Source code of charts

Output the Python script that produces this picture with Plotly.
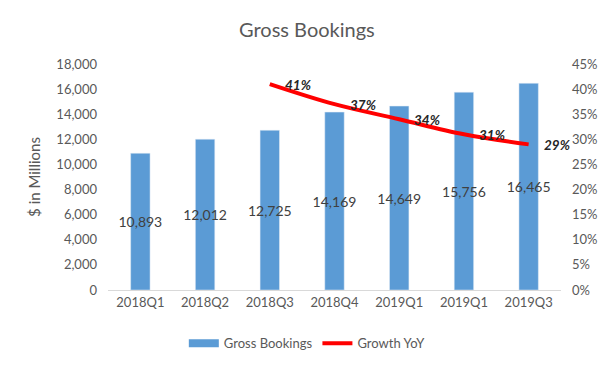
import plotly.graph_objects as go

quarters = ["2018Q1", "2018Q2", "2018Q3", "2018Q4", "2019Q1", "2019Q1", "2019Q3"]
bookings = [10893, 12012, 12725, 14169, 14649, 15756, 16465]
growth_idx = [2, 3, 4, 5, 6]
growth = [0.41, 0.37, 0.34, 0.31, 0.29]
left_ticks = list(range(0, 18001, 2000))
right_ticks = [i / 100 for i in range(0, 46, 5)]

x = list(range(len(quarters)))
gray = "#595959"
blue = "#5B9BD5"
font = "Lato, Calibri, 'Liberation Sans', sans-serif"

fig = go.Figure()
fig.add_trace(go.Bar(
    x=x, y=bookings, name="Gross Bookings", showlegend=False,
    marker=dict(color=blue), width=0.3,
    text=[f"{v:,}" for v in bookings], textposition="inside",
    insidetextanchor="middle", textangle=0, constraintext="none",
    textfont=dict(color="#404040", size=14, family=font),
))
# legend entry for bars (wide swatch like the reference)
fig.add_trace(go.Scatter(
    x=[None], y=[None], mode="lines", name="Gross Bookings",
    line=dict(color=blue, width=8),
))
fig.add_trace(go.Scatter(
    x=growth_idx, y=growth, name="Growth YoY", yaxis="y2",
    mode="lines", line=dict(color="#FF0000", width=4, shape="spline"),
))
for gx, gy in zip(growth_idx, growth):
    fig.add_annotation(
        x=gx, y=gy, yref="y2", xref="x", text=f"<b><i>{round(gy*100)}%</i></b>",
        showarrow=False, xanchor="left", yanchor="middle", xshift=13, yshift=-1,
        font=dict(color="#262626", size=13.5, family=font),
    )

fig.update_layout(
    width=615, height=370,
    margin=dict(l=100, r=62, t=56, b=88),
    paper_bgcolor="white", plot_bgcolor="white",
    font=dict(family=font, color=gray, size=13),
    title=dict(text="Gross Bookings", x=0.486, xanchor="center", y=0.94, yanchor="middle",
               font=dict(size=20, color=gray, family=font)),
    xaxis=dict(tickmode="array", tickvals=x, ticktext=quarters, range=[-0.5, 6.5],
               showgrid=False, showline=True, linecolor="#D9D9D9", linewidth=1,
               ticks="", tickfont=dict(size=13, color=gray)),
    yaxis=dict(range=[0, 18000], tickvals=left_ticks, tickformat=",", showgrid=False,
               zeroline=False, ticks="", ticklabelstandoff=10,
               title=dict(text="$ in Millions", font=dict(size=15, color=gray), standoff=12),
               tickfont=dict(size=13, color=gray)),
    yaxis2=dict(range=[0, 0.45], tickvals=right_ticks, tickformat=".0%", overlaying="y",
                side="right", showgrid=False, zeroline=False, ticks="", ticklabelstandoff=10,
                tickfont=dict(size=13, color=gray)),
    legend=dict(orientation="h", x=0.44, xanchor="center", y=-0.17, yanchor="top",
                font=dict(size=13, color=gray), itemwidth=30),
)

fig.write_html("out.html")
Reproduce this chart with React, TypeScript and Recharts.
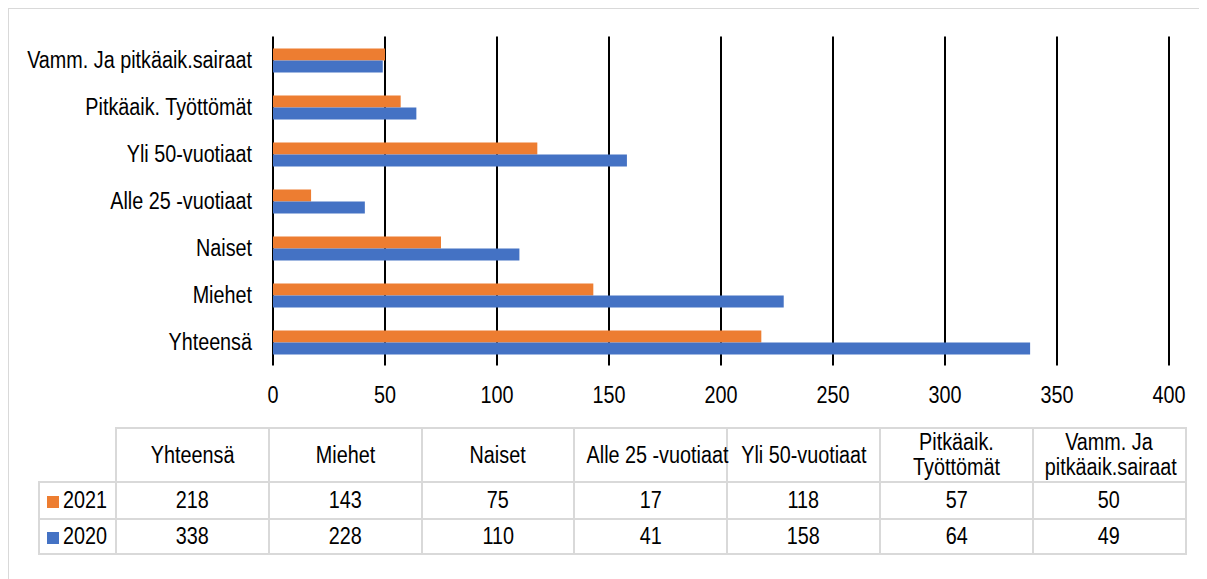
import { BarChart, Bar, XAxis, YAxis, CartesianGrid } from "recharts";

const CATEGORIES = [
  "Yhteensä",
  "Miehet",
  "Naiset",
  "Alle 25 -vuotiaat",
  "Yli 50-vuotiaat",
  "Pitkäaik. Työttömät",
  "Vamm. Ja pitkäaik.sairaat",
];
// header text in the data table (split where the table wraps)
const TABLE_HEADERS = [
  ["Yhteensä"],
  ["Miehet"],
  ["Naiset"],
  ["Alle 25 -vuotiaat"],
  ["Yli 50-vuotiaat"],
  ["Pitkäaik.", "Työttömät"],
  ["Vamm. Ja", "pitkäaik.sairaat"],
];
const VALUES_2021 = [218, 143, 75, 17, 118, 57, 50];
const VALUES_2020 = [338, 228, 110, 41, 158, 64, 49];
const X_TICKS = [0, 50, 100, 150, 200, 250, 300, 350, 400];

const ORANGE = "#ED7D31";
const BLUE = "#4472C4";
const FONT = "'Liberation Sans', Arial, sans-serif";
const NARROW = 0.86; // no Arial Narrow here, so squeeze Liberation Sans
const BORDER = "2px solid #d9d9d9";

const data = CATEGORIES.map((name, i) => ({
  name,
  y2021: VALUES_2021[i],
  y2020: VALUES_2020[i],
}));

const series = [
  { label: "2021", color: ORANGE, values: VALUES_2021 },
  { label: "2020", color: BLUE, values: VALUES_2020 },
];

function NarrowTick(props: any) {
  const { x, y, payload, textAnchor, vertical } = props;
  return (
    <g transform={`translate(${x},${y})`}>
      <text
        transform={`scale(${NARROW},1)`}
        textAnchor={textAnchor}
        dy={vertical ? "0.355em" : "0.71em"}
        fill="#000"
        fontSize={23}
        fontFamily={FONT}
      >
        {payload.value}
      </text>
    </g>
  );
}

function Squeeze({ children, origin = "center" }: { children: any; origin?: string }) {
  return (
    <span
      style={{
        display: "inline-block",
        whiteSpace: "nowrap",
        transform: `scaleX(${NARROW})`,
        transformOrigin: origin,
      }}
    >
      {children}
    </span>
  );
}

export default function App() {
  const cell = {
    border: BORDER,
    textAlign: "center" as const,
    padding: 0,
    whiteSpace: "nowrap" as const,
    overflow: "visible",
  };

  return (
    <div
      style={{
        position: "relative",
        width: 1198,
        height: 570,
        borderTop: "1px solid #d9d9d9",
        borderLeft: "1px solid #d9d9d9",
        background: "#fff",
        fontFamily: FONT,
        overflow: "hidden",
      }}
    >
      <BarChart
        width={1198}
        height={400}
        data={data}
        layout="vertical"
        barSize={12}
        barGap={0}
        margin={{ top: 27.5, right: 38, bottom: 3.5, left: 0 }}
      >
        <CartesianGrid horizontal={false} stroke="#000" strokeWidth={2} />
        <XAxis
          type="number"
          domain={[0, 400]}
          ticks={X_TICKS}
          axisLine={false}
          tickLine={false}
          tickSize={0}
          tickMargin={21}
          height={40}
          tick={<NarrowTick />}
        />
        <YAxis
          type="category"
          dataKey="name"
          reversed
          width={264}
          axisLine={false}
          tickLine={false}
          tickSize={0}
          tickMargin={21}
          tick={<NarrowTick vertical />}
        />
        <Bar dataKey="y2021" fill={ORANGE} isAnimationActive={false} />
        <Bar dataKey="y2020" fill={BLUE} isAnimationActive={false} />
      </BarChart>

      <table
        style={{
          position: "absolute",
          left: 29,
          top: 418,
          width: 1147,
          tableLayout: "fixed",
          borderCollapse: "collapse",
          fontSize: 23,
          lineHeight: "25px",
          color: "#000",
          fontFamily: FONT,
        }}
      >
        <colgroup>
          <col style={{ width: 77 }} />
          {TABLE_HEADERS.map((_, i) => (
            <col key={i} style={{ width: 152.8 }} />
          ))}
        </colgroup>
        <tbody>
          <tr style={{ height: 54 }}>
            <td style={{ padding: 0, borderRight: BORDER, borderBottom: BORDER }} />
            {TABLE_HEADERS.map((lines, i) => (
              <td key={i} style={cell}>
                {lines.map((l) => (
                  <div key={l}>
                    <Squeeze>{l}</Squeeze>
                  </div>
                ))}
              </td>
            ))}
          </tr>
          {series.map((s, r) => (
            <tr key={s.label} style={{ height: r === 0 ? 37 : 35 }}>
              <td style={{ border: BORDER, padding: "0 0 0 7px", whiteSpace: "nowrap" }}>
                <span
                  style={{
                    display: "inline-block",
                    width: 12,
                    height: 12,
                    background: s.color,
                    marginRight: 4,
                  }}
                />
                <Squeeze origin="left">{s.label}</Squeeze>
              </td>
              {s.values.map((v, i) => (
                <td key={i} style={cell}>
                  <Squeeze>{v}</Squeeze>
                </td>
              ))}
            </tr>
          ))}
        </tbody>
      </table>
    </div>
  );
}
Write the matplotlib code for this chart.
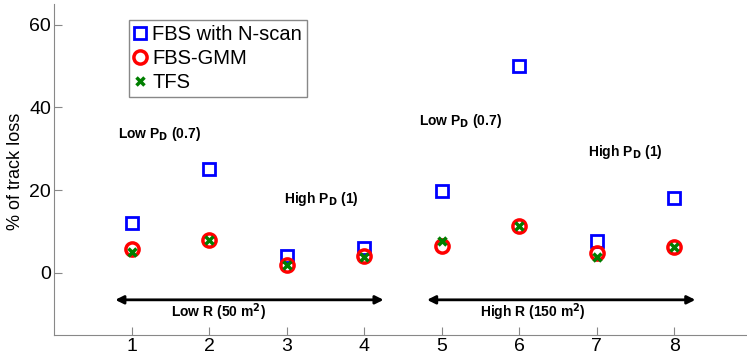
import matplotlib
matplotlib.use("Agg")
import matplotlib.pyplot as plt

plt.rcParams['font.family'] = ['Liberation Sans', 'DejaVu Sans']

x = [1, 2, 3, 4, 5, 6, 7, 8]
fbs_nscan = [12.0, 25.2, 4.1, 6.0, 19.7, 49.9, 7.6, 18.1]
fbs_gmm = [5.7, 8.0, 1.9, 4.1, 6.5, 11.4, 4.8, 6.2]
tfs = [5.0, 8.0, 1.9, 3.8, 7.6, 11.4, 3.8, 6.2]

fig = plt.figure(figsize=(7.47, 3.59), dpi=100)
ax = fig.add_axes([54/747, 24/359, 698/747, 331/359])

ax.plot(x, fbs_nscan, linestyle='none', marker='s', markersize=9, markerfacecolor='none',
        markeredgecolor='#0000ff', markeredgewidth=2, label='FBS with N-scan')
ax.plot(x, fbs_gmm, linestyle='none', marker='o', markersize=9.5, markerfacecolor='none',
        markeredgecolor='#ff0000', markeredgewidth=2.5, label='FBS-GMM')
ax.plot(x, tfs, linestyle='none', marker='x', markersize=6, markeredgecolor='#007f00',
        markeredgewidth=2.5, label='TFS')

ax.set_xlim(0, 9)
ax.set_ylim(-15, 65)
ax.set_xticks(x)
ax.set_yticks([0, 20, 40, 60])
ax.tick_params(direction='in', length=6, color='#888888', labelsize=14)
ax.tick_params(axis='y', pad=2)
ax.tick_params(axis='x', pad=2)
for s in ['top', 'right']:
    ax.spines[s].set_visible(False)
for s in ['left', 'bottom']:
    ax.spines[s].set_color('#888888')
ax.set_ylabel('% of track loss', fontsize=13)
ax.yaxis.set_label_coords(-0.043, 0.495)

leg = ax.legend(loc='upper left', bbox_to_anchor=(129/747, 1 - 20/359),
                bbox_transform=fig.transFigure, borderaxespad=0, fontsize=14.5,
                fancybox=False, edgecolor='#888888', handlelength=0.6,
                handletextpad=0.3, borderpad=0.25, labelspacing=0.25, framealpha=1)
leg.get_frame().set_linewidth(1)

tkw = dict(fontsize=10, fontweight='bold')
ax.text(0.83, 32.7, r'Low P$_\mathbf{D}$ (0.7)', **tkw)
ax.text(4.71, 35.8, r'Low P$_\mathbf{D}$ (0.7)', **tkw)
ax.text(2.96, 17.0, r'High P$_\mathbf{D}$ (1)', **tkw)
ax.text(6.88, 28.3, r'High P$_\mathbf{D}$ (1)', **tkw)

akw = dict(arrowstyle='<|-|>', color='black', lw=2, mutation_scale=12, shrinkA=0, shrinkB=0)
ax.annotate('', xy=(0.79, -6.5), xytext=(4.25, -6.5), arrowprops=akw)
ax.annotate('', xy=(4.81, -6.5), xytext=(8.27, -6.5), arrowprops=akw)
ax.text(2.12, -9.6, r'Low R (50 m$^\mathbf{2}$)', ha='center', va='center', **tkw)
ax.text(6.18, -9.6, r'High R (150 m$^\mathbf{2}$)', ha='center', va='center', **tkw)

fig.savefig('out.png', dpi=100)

- **Aim**
From the line that has "Write the matplotlib code for this chart." through the line that has "ax = fig.add_axes([54/747, 24/359, 698/747, 331/359])", reproduce each line exactly as it stands and nothing else; do not include any pictures.

- **Full solution**
Write the matplotlib code for this chart.
import matplotlib
matplotlib.use("Agg")
import matplotlib.pyplot as plt

plt.rcParams['font.family'] = ['Liberation Sans', 'DejaVu Sans']

x = [1, 2, 3, 4, 5, 6, 7, 8]
fbs_nscan = [12.0, 25.2, 4.1, 6.0, 19.7, 49.9, 7.6, 18.1]
fbs_gmm = [5.7, 8.0, 1.9, 4.1, 6.5, 11.4, 4.8, 6.2]
tfs = [5.0, 8.0, 1.9, 3.8, 7.6, 11.4, 3.8, 6.2]

fig = plt.figure(figsize=(7.47, 3.59), dpi=100)
ax = fig.add_axes([54/747, 24/359, 698/747, 331/359])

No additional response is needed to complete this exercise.